Given that the drilled core diameter decreases with increasing depth and there is no true triaxial apparatus for testing the complete stress–strain behavior and long-term deformation behavior of small-sized cores, a geological environment true triaxial apparatus was developed. The apparatus was mainly designed to obtain the complete stress–strain curves of hard rock specimens measuring 25 mm×25 mm×50 mm, while also considering the measurement of long-term deformation. This device focuses on solving technical problems such as inaccurate measurement of specimen deformation, low stiffness of the apparatus, mutual interference between pressure chamber oil pressure and actuator pressure. The deformation behavior of Xiling ultra-deep drilling cores was measured using this apparatus.
Ultra-deep drilling investigation is an important method to evaluate the stability of deep geological structures. The environment of ultra-deep core drilling is characterized by high in-situ stress, many large fault structures, and abundant local rock mass fissure water. In addition, the in-situ stress under the action of structural stress presents a true triaxial stress state (σ1 > σ2 > σ3).

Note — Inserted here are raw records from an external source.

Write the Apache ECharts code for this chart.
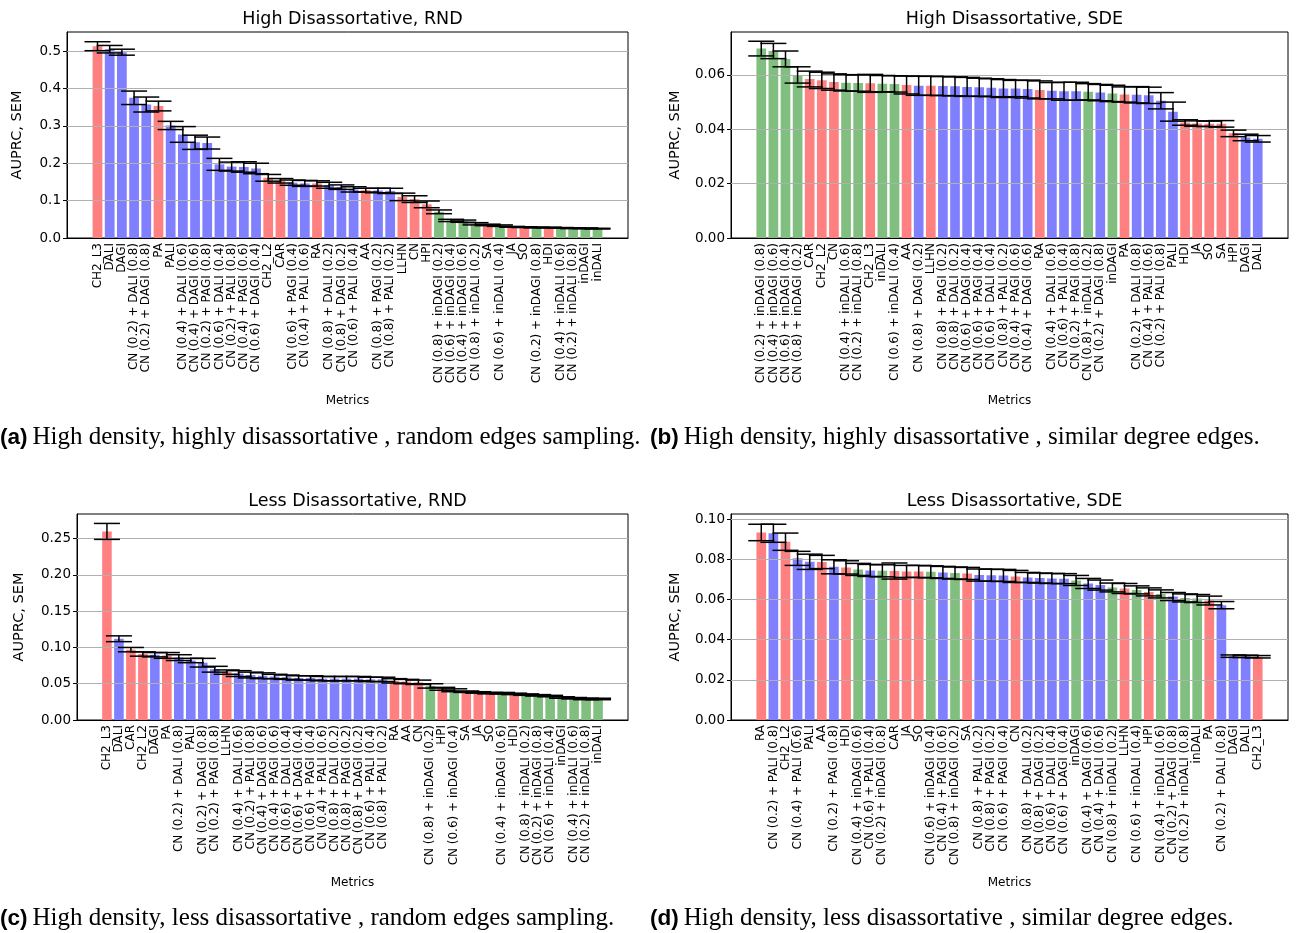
<!DOCTYPE html>
<html><head><meta charset="utf-8">
<script src="https://cdn.jsdelivr.net/npm/echarts@6/dist/echarts.min.js"></script>
<style>html,body{margin:0;padding:0;background:#fff}#c{width:1298px;height:933px}</style>
</head><body><div id="c"></div>
<script>
// ---------- DATA ----------
const catsA = ["CH2_L3","DALI","DAGI","CN (0.2) + DALI (0.8)","CN (0.2) + DAGI (0.8)","PA","PALI","CN (0.4) + DALI (0.6)","CN (0.4) + DAGI (0.6)","CN (0.2) + PAGI (0.8)","CN (0.6) + DALI (0.4)","CN (0.2) + PALI (0.8)","CN (0.4) + PAGI (0.6)","CN (0.6) + DAGI (0.4)","CH2_L2","CAR","CN (0.6) + PAGI (0.4)","CN (0.4) + PALI (0.6)","RA","CN (0.8) + DALI (0.2)","CN (0.8) + DAGI (0.2)","CN (0.6) + PALI (0.4)","AA","CN (0.8) + PAGI (0.2)","CN (0.8) + PALI (0.2)","LLHN","CN","HPI","CN (0.8) + inDAGI (0.2)","CN (0.6) + inDAGI (0.4)","CN (0.4) + inDAGI (0.6)","CN (0.8) + inDALI (0.2)","SA","CN (0.6) + inDALI (0.4)","JA","SO","CN (0.2) + inDAGI (0.8)","HDI","CN (0.4) + inDALI (0.6)","CN (0.2) + inDALI (0.8)","inDAGI","inDALI"];
const valsA = [0.513,0.505,0.497,0.375,0.357,0.353,0.301,0.277,0.256,0.254,0.197,0.191,0.190,0.186,0.161,0.153,0.148,0.146,0.146,0.141,0.136,0.130,0.128,0.127,0.126,0.110,0.104,0.090,0.070,0.047,0.045,0.038,0.035,0.033,0.030,0.029,0.028,0.028,0.027,0.026,0.026,0.025];
const semA = [0.012,0.010,0.008,0.018,0.020,0.013,0.011,0.021,0.019,0.016,0.016,0.012,0.014,0.014,0.009,0.006,0.007,0.008,0.007,0.008,0.006,0.007,0.005,0.006,0.007,0.010,0.009,0.009,0.005,0.003,0.003,0.003,0.002,0.002,0.001,0.001,0.001,0.001,0.001,0.001,0.001,0.001];

const catsB = ["CN (0.2) + inDAGI (0.8)","CN (0.4) + inDAGI (0.6)","CN (0.6) + inDAGI (0.4)","CN (0.8) + inDAGI (0.2)","CAR","CH2_L2","CN","CN (0.4) + inDALI (0.6)","CN (0.2) + inDALI (0.8)","CH2_L3","inDALI","CN (0.6) + inDALI (0.4)","AA","CN (0.8) + DAGI (0.2)","LLHN","CN (0.8) + PAGI (0.2)","CN (0.8) + DALI (0.2)","CN (0.6) + DAGI (0.4)","CN (0.6) + PAGI (0.4)","CN (0.6) + DALI (0.4)","CN (0.8) + PALI (0.2)","CN (0.4) + PAGI (0.6)","CN (0.4) + DAGI (0.6)","RA","CN (0.4) + DALI (0.6)","CN (0.6) + PALI (0.4)","CN (0.2) + PAGI (0.8)","CN (0.8) + inDALI (0.2)","CN (0.2) + DAGI (0.8)","inDAGI","PA","CN (0.2) + DALI (0.8)","CN (0.4) + PALI (0.6)","CN (0.2) + PALI (0.8)","PALI","HDI","JA","SO","SA","HPI","DAGI","DALI"];
const valsB = [0.0697,0.0688,0.0659,0.0600,0.0585,0.0580,0.0574,0.0571,0.0570,0.0569,0.0568,0.0567,0.0563,0.0560,0.0560,0.0559,0.0558,0.0556,0.0555,0.0553,0.0550,0.0550,0.0548,0.0545,0.0542,0.0540,0.0540,0.0538,0.0535,0.0532,0.0528,0.0527,0.0525,0.0505,0.0465,0.0425,0.0421,0.0420,0.0420,0.0385,0.0370,0.0365];
const semB = [0.0027,0.0028,0.0029,0.0030,0.0029,0.0030,0.0030,0.0030,0.0030,0.0033,0.0030,0.0030,0.0033,0.0035,0.0035,0.0035,0.0035,0.0035,0.0033,0.0033,0.0033,0.0030,0.0033,0.0033,0.0030,0.0033,0.0033,0.0030,0.0030,0.0030,0.0028,0.0030,0.0030,0.0030,0.0035,0.0010,0.0010,0.0010,0.0012,0.0012,0.0012,0.0012];

const catsC = ["CH2_L3","DALI","CAR","CH2_L2","DAGI","PA","CN (0.2) + DALI (0.8)","PALI","CN (0.2) + DAGI (0.8)","CN (0.2) + PAGI (0.8)","LLHN","CN (0.4) + DALI (0.6)","CN (0.2) + PALI (0.8)","CN (0.4) + DAGI (0.6)","CN (0.4) + PAGI (0.6)","CN (0.6) + DALI (0.4)","CN (0.6) + DAGI (0.4)","CN (0.6) + PAGI (0.4)","CN (0.4) + PALI (0.6)","CN (0.8) + DALI (0.2)","CN (0.8) + PAGI (0.2)","CN (0.8) + DAGI (0.2)","CN (0.6) + PALI (0.4)","CN (0.8) + PALI (0.2)","RA","AA","CN","CN (0.8) + inDAGI (0.2)","HPI","CN (0.6) + inDAGI (0.4)","SA","JA","SO","CN (0.4) + inDAGI (0.6)","HDI","CN (0.8) + inDALI (0.2)","CN (0.2) + inDAGI (0.8)","CN (0.6) + inDALI (0.4)","inDAGI","CN (0.4) + inDALI (0.6)","CN (0.2) + inDALI (0.8)","inDALI"];
const valsC = [0.260,0.112,0.097,0.091,0.090,0.089,0.086,0.082,0.079,0.070,0.066,0.064,0.062,0.061,0.060,0.059,0.058,0.058,0.057,0.057,0.057,0.057,0.056,0.056,0.054,0.053,0.052,0.047,0.043,0.041,0.039,0.038,0.037,0.037,0.036,0.035,0.034,0.033,0.031,0.030,0.029,0.029];
const semC = [0.011,0.004,0.003,0.003,0.003,0.004,0.004,0.003,0.006,0.004,0.003,0.004,0.004,0.004,0.003,0.003,0.003,0.003,0.003,0.003,0.003,0.003,0.003,0.003,0.003,0.003,0.003,0.003,0.002,0.002,0.001,0.001,0.001,0.001,0.001,0.001,0.001,0.001,0.001,0.001,0.001,0.001];

const catsD = ["RA","CN (0.2) + PALI (0.8)","CH2_L2","CN (0.4) + PALI (0.6)","PALI","AA","CN (0.2) + PAGI (0.8)","HDI","CN (0.4) + inDAGI (0.6)","CN (0.6) + PALI (0.4)","CN (0.2) + inDAGI (0.8)","CAR","JA","SO","CN (0.6) + inDAGI (0.4)","CN (0.4) + PAGI (0.6)","CN (0.8) + inDAGI (0.2)","SA","CN (0.8) + PALI (0.2)","CN (0.8) + PAGI (0.2)","CN (0.6) + PAGI (0.4)","CN","CN (0.8) + DALI (0.2)","CN (0.8) + DAGI (0.2)","CN (0.6) + DALI (0.4)","CN (0.6) + DAGI (0.4)","inDAGI","CN (0.4) + DAGI (0.6)","CN (0.4) + DALI (0.6)","CN (0.8) + inDALI (0.2)","LLHN","CN (0.6) + inDALI (0.4)","HPI","CN (0.4) + inDALI (0.6)","CN (0.2) + DAGI (0.8)","CN (0.2) + inDALI (0.8)","inDALI","PA","CN (0.2) + DALI (0.8)","DAGI","DALI","CH2_L3"];
const valsD = [0.0934,0.0930,0.0888,0.0805,0.0788,0.0787,0.0763,0.0760,0.0750,0.0745,0.0743,0.0742,0.0740,0.0740,0.0738,0.0735,0.0732,0.0730,0.0722,0.0721,0.0720,0.0715,0.0710,0.0707,0.0705,0.0704,0.0695,0.0680,0.0672,0.0660,0.0655,0.0648,0.0638,0.0628,0.0615,0.0608,0.0605,0.0595,0.0572,0.0318,0.0317,0.0315];
const semD = [0.0041,0.0045,0.0043,0.0035,0.0038,0.0033,0.0035,0.0033,0.0030,0.0030,0.0030,0.0040,0.0030,0.0030,0.0030,0.0030,0.0030,0.0030,0.0030,0.0030,0.0030,0.0030,0.0025,0.0025,0.0025,0.0025,0.0025,0.0025,0.0025,0.0022,0.0025,0.0020,0.0020,0.0020,0.0020,0.0020,0.0020,0.0022,0.0018,0.0006,0.0006,0.0006];

const yTicksA = [0, 0.1, 0.2, 0.3, 0.4, 0.5];
const yTicksB = [0, 0.02, 0.04, 0.06];
const yTicksC = [0, 0.05, 0.10, 0.15, 0.20, 0.25];
const yTicksD = [0, 0.02, 0.04, 0.06, 0.08, 0.10];

const titles = ["High Disassortative, RND", "High Disassortative, SDE", "Less Disassortative, RND", "Less Disassortative, SDE"];
const captionTags = ["(a)", "(b)", "(c)", "(d)"];
const captionTexts = [
  "High density, highly disassortative , random edges sampling.",
  "High density, highly disassortative , similar degree edges.",
  "High density, less disassortative , random edges sampling.",
  "High density, less disassortative , similar degree edges."
];
const xAxisName = "Metrics";
const yAxisName = "AUPRC, SEM";

// ---------- STYLE / LAYOUT ----------
const RED = 'rgb(255,128,128)', BLUE = 'rgb(128,128,255)', GREEN = 'rgb(128,191,128)';
function colorOf(name) {
  if (name.indexOf('inDA') >= 0) return GREEN;
  if (/DALI|DAGI|PALI|PAGI/.test(name)) return BLUE;
  return RED;
}
const PAD = 2;
const FONT = 'DejaVu Sans';

const panels = [
  {cats: catsA, vals: valsA, sem: semA, ticks: yTicksA, dec: 1, ymax: 0.551, grid: {left: 67, top: 32, width: 561, height: 206}, yGap: 42},
  {cats: catsB, vals: valsB, sem: semB, ticks: yTicksB, dec: 2, ymax: 0.0758, grid: {left: 731, top: 32, width: 557, height: 206}, yGap: 48},
  {cats: catsC, vals: valsC, sem: semC, ticks: yTicksC, dec: 2, ymax: 0.284, grid: {left: 77, top: 514, width: 551, height: 206}, yGap: 50},
  {cats: catsD, vals: valsD, sem: semD, ticks: yTicksD, dec: 2, ymax: 0.1026, grid: {left: 731, top: 514, width: 557, height: 206}, yGap: 48}
];

const option = {animation: false, backgroundColor: '#fff', grid: [], xAxis: [], yAxis: [], series: [], title: []};

panels.forEach((p, k) => {
  const n = p.cats.length;
  const padded = [];
  for (let i = 0; i < PAD; i++) padded.push('_padL' + i);
  p.cats.forEach(c => padded.push(c));
  for (let i = 0; i < PAD; i++) padded.push('_padR' + i);

  option.grid.push(Object.assign({show: true, borderColor: '#000', borderWidth: 1, backgroundColor: 'transparent', containLabel: false}, p.grid));

  option.xAxis.push({
    type: 'category', gridIndex: k, data: padded, boundaryGap: true,
    name: xAxisName, nameLocation: 'middle', nameGap: 157,
    nameTextStyle: {fontFamily: FONT, fontSize: 12, color: '#000'},
    axisLine: {lineStyle: {color: '#000', width: 1}},
    axisTick: {alignWithLabel: true, length: 4, lineStyle: {color: '#000'},
      interval: (idx) => idx >= PAD && idx < PAD + n},
    axisLabel: {rotate: 90, interval: 0, fontFamily: FONT, fontSize: 12, color: '#000', margin: 5,
      formatter: v => (v.indexOf('_pad') === 0 ? '' : v)},
    splitLine: {show: false}
  });

  option.yAxis.push({
    type: 'value', gridIndex: k, min: 0, max: p.ymax, interval: p.ticks[1] - p.ticks[0],
    name: yAxisName, nameLocation: 'middle', nameGap: p.yGap, nameRotate: 90,
    nameTextStyle: {fontFamily: FONT, fontSize: 14.5, color: '#000'},
    axisLine: {show: true, lineStyle: {color: '#000', width: 1}},
    axisTick: {show: true, length: 4, lineStyle: {color: '#000'}, customValues: p.ticks},
    axisLabel: {fontFamily: FONT, fontSize: 13.5, color: '#000', margin: 6,
      customValues: p.ticks, formatter: v => v.toFixed(p.dec)},
    splitLine: {show: false}
  });

  option.series.push({
    type: 'bar', xAxisIndex: k, yAxisIndex: k, barWidth: '80%',
    data: p.vals.map((v, i) => ({value: [i + PAD, v], itemStyle: {color: colorOf(p.cats[i])}})),
    markLine: {
      silent: true, symbol: 'none', z: 4, animation: false,
      label: {show: false},
      lineStyle: {color: '#b0b0b0', width: 1.2, type: 'solid'},
      data: p.ticks.filter(t => t > 0).map(t => ({yAxis: t}))
    }
  });

  option.series.push({
    type: 'custom', xAxisIndex: k, yAxisIndex: k, z: 6, silent: true,
    data: p.vals.map((v, i) => [i + PAD, v - p.sem[i], v + p.sem[i]]),
    encode: {x: 0, y: [1, 2]},
    renderItem: (params, api) => {
      const lo = api.coord([api.value(0), api.value(1)]);
      const hi = api.coord([api.value(0), api.value(2)]);
      const cw = 13;
      const st = {stroke: '#000', lineWidth: 1.5};
      return {type: 'group', children: [
        {type: 'line', shape: {x1: lo[0], y1: lo[1], x2: hi[0], y2: hi[1]}, style: st},
        {type: 'line', shape: {x1: lo[0] - cw, y1: lo[1], x2: lo[0] + cw, y2: lo[1]}, style: st},
        {type: 'line', shape: {x1: hi[0] - cw, y1: hi[1], x2: hi[0] + cw, y2: hi[1]}, style: st}
      ]};
    }
  });

  option.title.push({
    text: titles[k], left: p.grid.left + p.grid.width / 2, top: p.grid.top - 27, textAlign: 'center',
    textStyle: {fontFamily: FONT, fontSize: 17.5, fontWeight: 'normal', color: '#000'}
  });
});

const capPos = [{left: 0, top: 425}, {left: 650, top: 425}, {left: 0, top: 906}, {left: 650, top: 906}];
capPos.forEach((c, k) => {
  option.title.push({
    left: c.left, top: c.top, padding: 0,
    text: '{t|' + captionTags[k] + '} {s|' + captionTexts[k] + '}',
    textStyle: {fontWeight: 'normal', rich: {
      t: {fontFamily: 'Liberation Sans', fontWeight: 'bold', fontSize: 22.5, color: '#000'},
      s: {fontFamily: 'Liberation Serif', fontWeight: 'normal', fontSize: 25, color: '#000'}
    }}
  });
});

const chart = echarts.init(document.getElementById('c'), null, {renderer: 'canvas'});
chart.setOption(option);
</script>
</body></html>
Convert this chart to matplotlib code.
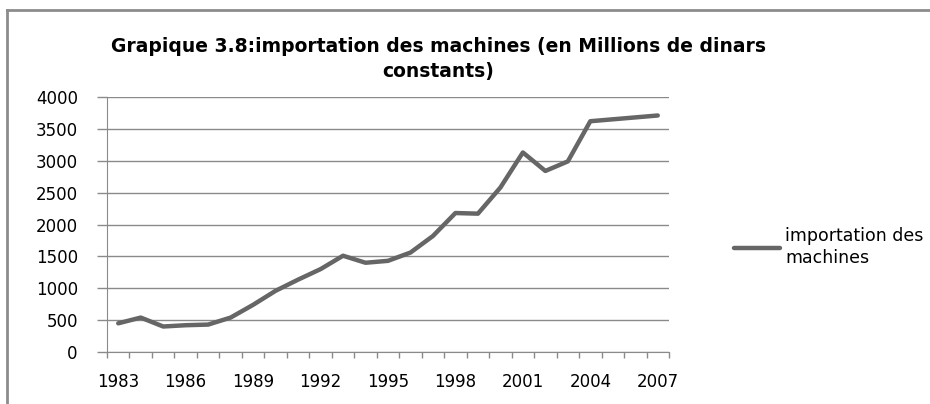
import matplotlib
matplotlib.use("Agg")
import matplotlib.pyplot as plt
from matplotlib.lines import Line2D

years = list(range(1983, 2008))
imports = [450, 540, 400, 420, 430, 540, 740, 960, 1135, 1300, 1510, 1400, 1430,
           1560, 1820, 2180, 2170, 2580, 3130, 2840, 2990, 3620, 3650, 3680, 3710]
series_name = "importation des\nmachines"
title = "Grapique 3.8:importation des machines (en Millions de dinars\nconstants)"
yticks = [0, 500, 1000, 1500, 2000, 2500, 3000, 3500, 4000]
label_years = years[::3]

fig = plt.figure(figsize=(9.3, 4.04), dpi=100)
ax = fig.add_axes([107/930, 1-352/404, (669-107)/930, (352-97)/404])

x = list(range(len(years)))
line, = ax.plot(x, imports, color="#666666", lw=3.2, solid_capstyle="round",
                solid_joinstyle="round")

ax.set_xlim(-0.5, len(years) - 0.5)
ax.set_ylim(0, 4000)
ax.set_yticks(yticks)
ax.set_yticklabels([str(v) for v in yticks])
ax.yaxis.grid(True, color="#8a8a8a", lw=1.0)
ax.set_axisbelow(True)

# major ticks between categories (tick marks only), minor ticks for labels
ax.set_xticks([i - 0.5 for i in range(len(years) + 1)])
ax.set_xticklabels([])
ax.set_xticks([years.index(y) for y in label_years], minor=True)
ax.set_xticklabels([str(y) for y in label_years], minor=True)
ax.tick_params(axis="x", which="major", direction="out", length=4, color="#8a8a8a", width=1)
ax.tick_params(axis="x", which="minor", length=0, pad=15, labelsize=12)
ax.tick_params(axis="y", direction="out", length=7, color="#8a8a8a", width=1,
               pad=14, labelsize=12)

for s in ["top", "right"]:
    ax.spines[s].set_visible(False)
ax.spines["left"].set_color("#8a8a8a")
ax.spines["bottom"].set_color("#8a8a8a")

fig.text(438/930, 1-59/404, title, ha="center", va="center", fontsize=13.5,
         fontweight="bold", linespacing=1.4, family="DejaVu Sans")

leg = fig.legend([line], [series_name], loc="center left",
                 bbox_to_anchor=(734/930, 1-247/404), frameon=False,
                 fontsize=12.5, handlelength=2.65, handletextpad=0.3,
                 borderaxespad=0, borderpad=0)
for t in leg.get_texts():
    t.set_linespacing(1.35)

# chart frame
fig.add_artist(Line2D([7/930, 7/930], [0, 1-10/404], transform=fig.transFigure,
                      color="#8c8c8c", lw=2))
fig.add_artist(Line2D([7/930, 1], [1-10/404, 1-10/404], transform=fig.transFigure,
                      color="#8c8c8c", lw=2))

fig.savefig("out.png", dpi=100)
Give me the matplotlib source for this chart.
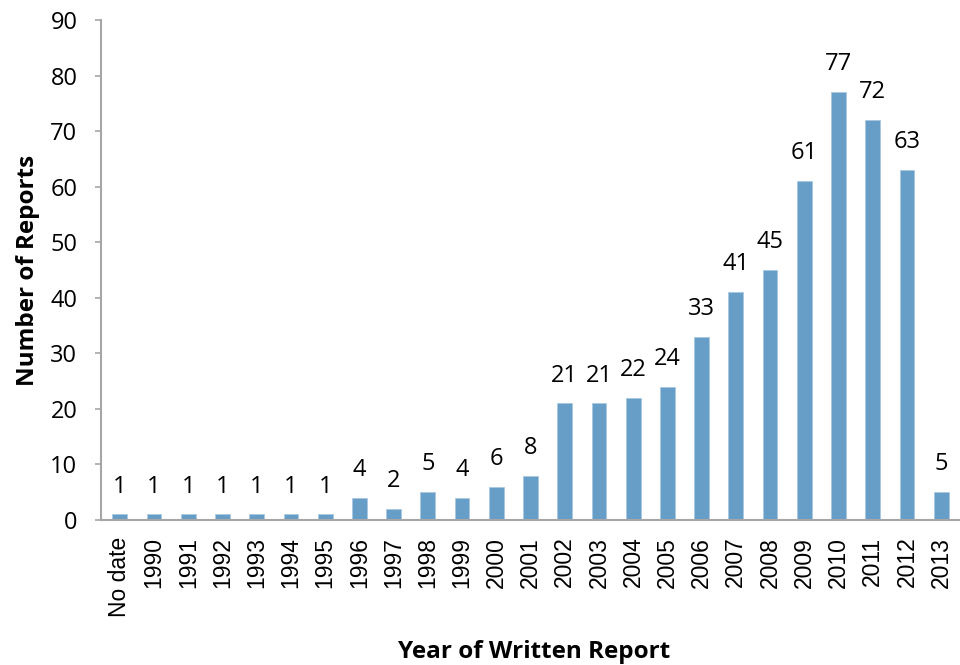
import matplotlib
matplotlib.use("Agg")
import matplotlib.pyplot as plt
import numpy as np

# data
years = ["No date", "1990", "1991", "1992", "1993", "1994", "1995", "1996",
         "1997", "1998", "1999", "2000", "2001", "2002", "2003", "2004",
         "2005", "2006", "2007", "2008", "2009", "2010", "2011", "2012", "2013"]
reports = [1, 1, 1, 1, 1, 1, 1, 4, 2, 5, 4, 6, 8, 21, 21, 22, 24, 33, 41, 45,
           61, 77, 72, 63, 5]
y_ticks = [0, 10, 20, 30, 40, 50, 60, 70, 80, 90]

bar_color = "#669ec7"
axis_gray = "#a6a6a6"

fig = plt.figure(figsize=(9.6, 6.65), dpi=100)
ax = fig.add_axes([0.1052, 0.218, 0.8948, 0.752])

x = np.arange(len(years))
ax.bar(x, reports, width=0.43, color=bar_color, edgecolor="#a9c8e0", linewidth=0.6, zorder=2)

# value labels above bars
for xi, v in zip(x, reports):
    ax.annotate(str(v), (xi, v), xytext=(0, 20), textcoords="offset points",
                ha="center", va="center", fontsize=17, family="Open Sans", color="black")

ax.set_xlim(-0.55, len(years) - 0.45)
ax.set_ylim(0, 90)
ax.set_yticks(y_ticks)
ax.set_yticklabels([str(t) for t in y_ticks], fontsize=17, family="Open Sans")
ax.set_xticks(x)
ax.set_xticklabels(years, rotation=90, fontsize=16.5, family="Liberation Sans")

ax.tick_params(axis="x", length=0, pad=12)
ax.tick_params(axis="y", length=4, width=1.2, color=axis_gray, pad=13)

for side in ["top", "right"]:
    ax.spines[side].set_visible(False)
for side in ["left", "bottom"]:
    ax.spines[side].set_color(axis_gray)
    ax.spines[side].set_linewidth(1.5)

fig.text(0.029, 0.593, "Number of Reports", fontsize=17.5, fontweight="bold",
         family="Open Sans", rotation=90, ha="center", va="center")
fig.text(0.556, 0.0195, "Year of Written Report", fontsize=17.5, fontweight="bold",
         family="Open Sans", ha="center", va="center")

fig.savefig("out.png", dpi=100)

Therefore, studying the mechanical behavior of ultra-deep drill cores under true triaxial stress can help the analysis of the mechanism of deep and ultra-deep geohazards.
Mogi (1971) developed the first rock true triaxial apparatus in 1971, which proved that σ2 affects the strength and deformation of rock. In 1989, Xu et al. (1990) designed China's first rock true triaxial apparatus. The above two true triaxial apparatus can be mainly used to obtain the pre-peak failure behavior of rocks. To obtain post-peak curves of hard rock, Haimson & Chang (2000) developed a true triaxial apparatus with servo control, but only partial post-peak curves were acquired due to the limitations of the testing technique. Since 2000, some true triaxial apparatus with high stress loading capacity have been successfully developed, and the monitoring of the complete stress–strain curve of hard rock has also been achieved (Zhang et al. 2017). In addition, for the long-term failure behavior, fluid coupling failure behavior, and temperature coupling failure behavior of hard rock, some true triaxial apparatus with corresponding functions have also been successfully developed (Nasseri et al. 2014 and Feng et al. 2018).